The Kenyan shilling experienced its most significant dip in four months, reaching a record low of KES 152.80 against the dollar following Fitch Ratings’ statement that it may downgrade the nation’s credit rating depending on the portion of foreign reserves it uses to settle payments on a USD 2 billion Eurobond due in June 2024.
Fitch’s cautionary statement on Tuesday, November 7, 2023, highlighted the risk associated with using reserves to settle the Eurobond, which could decrease import cover and possibly trigger a downgrade. The move would have repercussions on the 2024 bond, a focal point for investors already wary of Kenya’s growing debt burden amidst escalating energy and food import bills.
In July, Fitch revised Kenya’s debt outlook to negative while maintaining its credit rating at B, classified as highly speculative. The 2024 bond has been under scrutiny due to concerns about the nation’s ability to manage its debt, especially given the strain on foreign-exchange reserves caused by rising debt service costs and import bills. At USD 6.8 billion, the reserves currently cover 3.7 months of imports. This precarious situation stems from a reluctance to explore refinancing in capital markets due to the prevailing high-interest rates.

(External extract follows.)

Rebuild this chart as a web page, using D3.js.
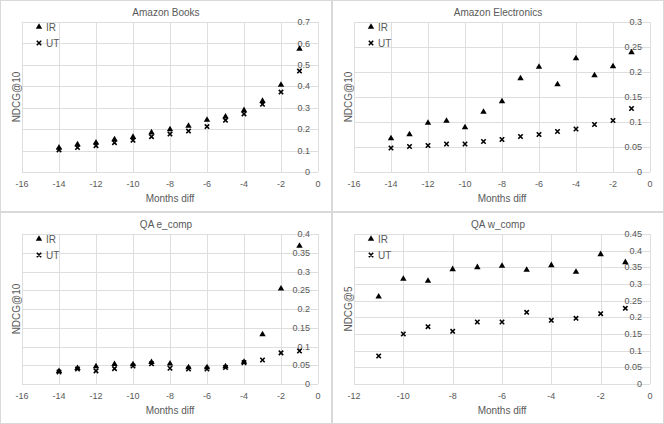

Treasury Secretary Njuguna Ndung’u revealed in a recent interview with Bloomberg that Kenya is contemplating borrowing from multilateral and bilateral lenders to facilitate the Eurobond repayment. Talks are underway with entities such as the International Monetary Fund (IMF), World Bank, Trade and Development Bank, as well as bilateral lenders in China, including the Export-Import Bank of China and the China Development Bank. These Chinese institutions are significant holders of loans to Kenya.
The government’s ambitious target to secure KES 1.0 trillion, equivalent to 6.3 percent of gross domestic product (GDP), in foreign financing, including 467.0 billion KES in commercial financing, is raising eyebrows. Fitch suggests that this goal might be overly optimistic, estimating that Kenya could realistically secure around USD 4.0 billion in external funding. This assessment reflects the challenging economic environment and heightened scrutiny from international rating agencies.
The prospect of a credit rating downgrade has implications for Kenya’s broader economic stability. A weakened credit rating could increase borrowing costs and reduce investor confidence, potentially leading to a downward spiral for the shilling and an increase in bond yields. This environment of uncertainty requires the Kenyan government to carefully navigate its financing options, weighing the potential benefits of tapping into multiple funding sources against the risk of a credit downgrade.